Vindo do norte, ele é o único negro do local e seu deslocamento é sempre destacado por Miranda Maria, na posição em cena, no caminhar sempre na direção contrária dos outros e na hostilidade das interações definida pelo roteiro. A trabalho de som – mais uma vez digo que Léo Bortolin é o hoje um dos melhores diretores de som do país – trabalha bem a tensão, também salientando a ruptura e separação entre essas duas realidades. Embora siga uma linha narrativa baseada na aleatoriedade, sem preocupar-se com a coesão, não há nada que se veja em tela ou se sinta que não corresponda com uma realidade que se conheça bem.
Nesse retrato de um presente que não se descola do passado, e nem quer isso, Casa de Antiguidades expõe discursos nacionalistas e excludentes, a pregação nazi-fascista e a perpetuação do mal, com as novas gerações replicando aquilo que vivenciam por uma vida, em uma espécie de versão brasileira de A Fita Branca temperada com o cinema caipira, que distingue o diretor, e algo do novo cinema indie europeu.

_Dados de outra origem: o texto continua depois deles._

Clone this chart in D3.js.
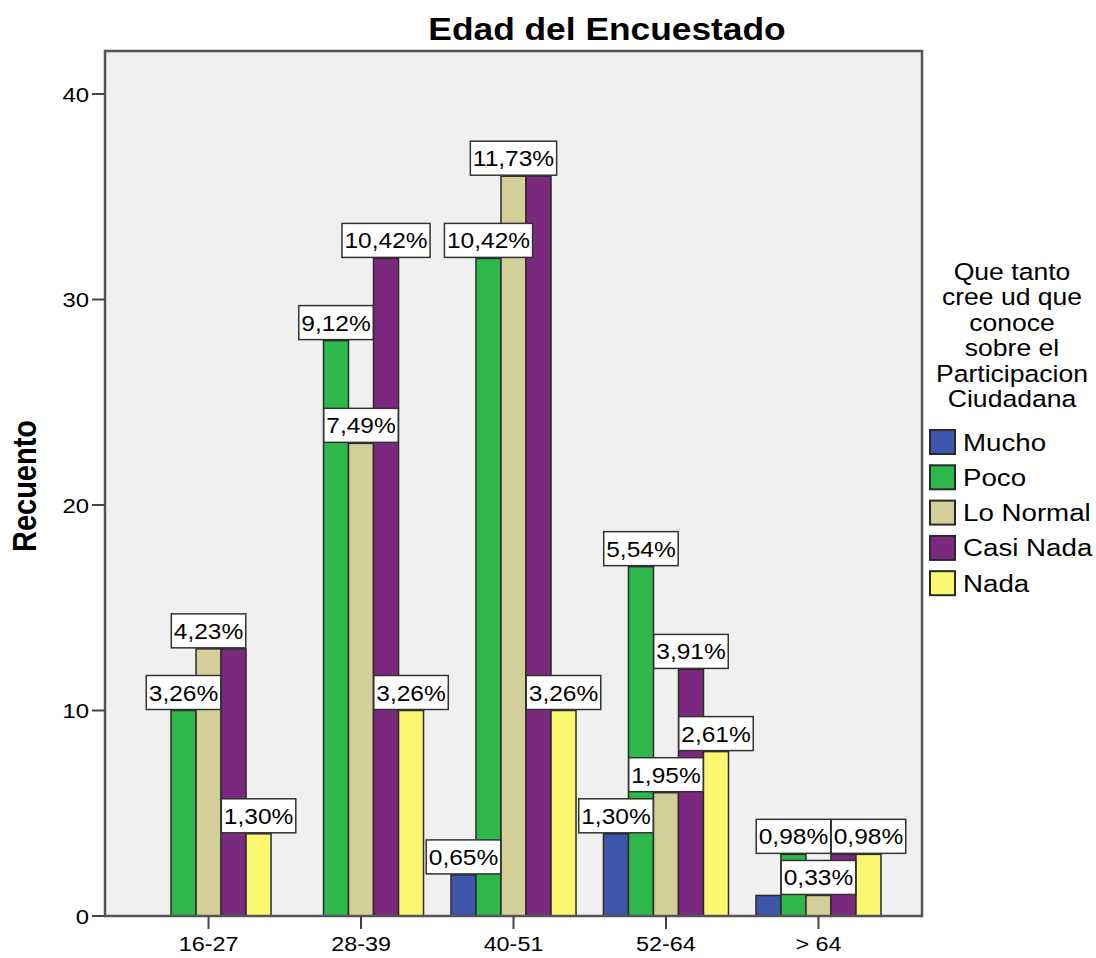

Contextualmente, não há economia entre a internalização e estruturação de padrões e costumes, transformando o oprimido também em opressor e expandindo para além da fronteira territorial estabelecida a realidade do país.
É esse o posicionamento que leva à contradição entre relíquias. Cristóvam vai perdendo visual e literalmente cada vez mais o seu espaço, mas encontra seu passado em uma casa de antiguidades física que relembra a colonização e resgata origens perdidas. Por outro lado, o Brasil se encontra naquele pequeno Lebensraum hitlerista, com a memória varguista, intervencionista e uma sociedade que representa a simpatia pelo abismo bolsonarista onde todos caímos. Como em uma matrioska, uma casa de antiguidades pode estar dentro de outra que a aprisiona. A boneca maior é um país em descomposição.
Miranda Maria sabe como dispor os elementos, como trazer a narrativa para a superfície sem ser óbvio em sua emersão. Há toda uma elaboração de planos, de construção cênica e bons elementos para a história que merece ser destacada, assim como a habilidade para fazer com que tudo funcione junto, da maneira que ele espera que seja. Porém, talvez a forma de Casa de Antiguidades não seja tão aceita assim, justamente pela escolha pela desconexão e pausas que trazem uma certa aleatoriedade. Mas não deixa de ser muito bom ver em tela um retrato que nos desafia a pensar e identificar um Brasil doente, carcomido, abandonado e seu problema sem solução, prolongado geracionalmente há séculos.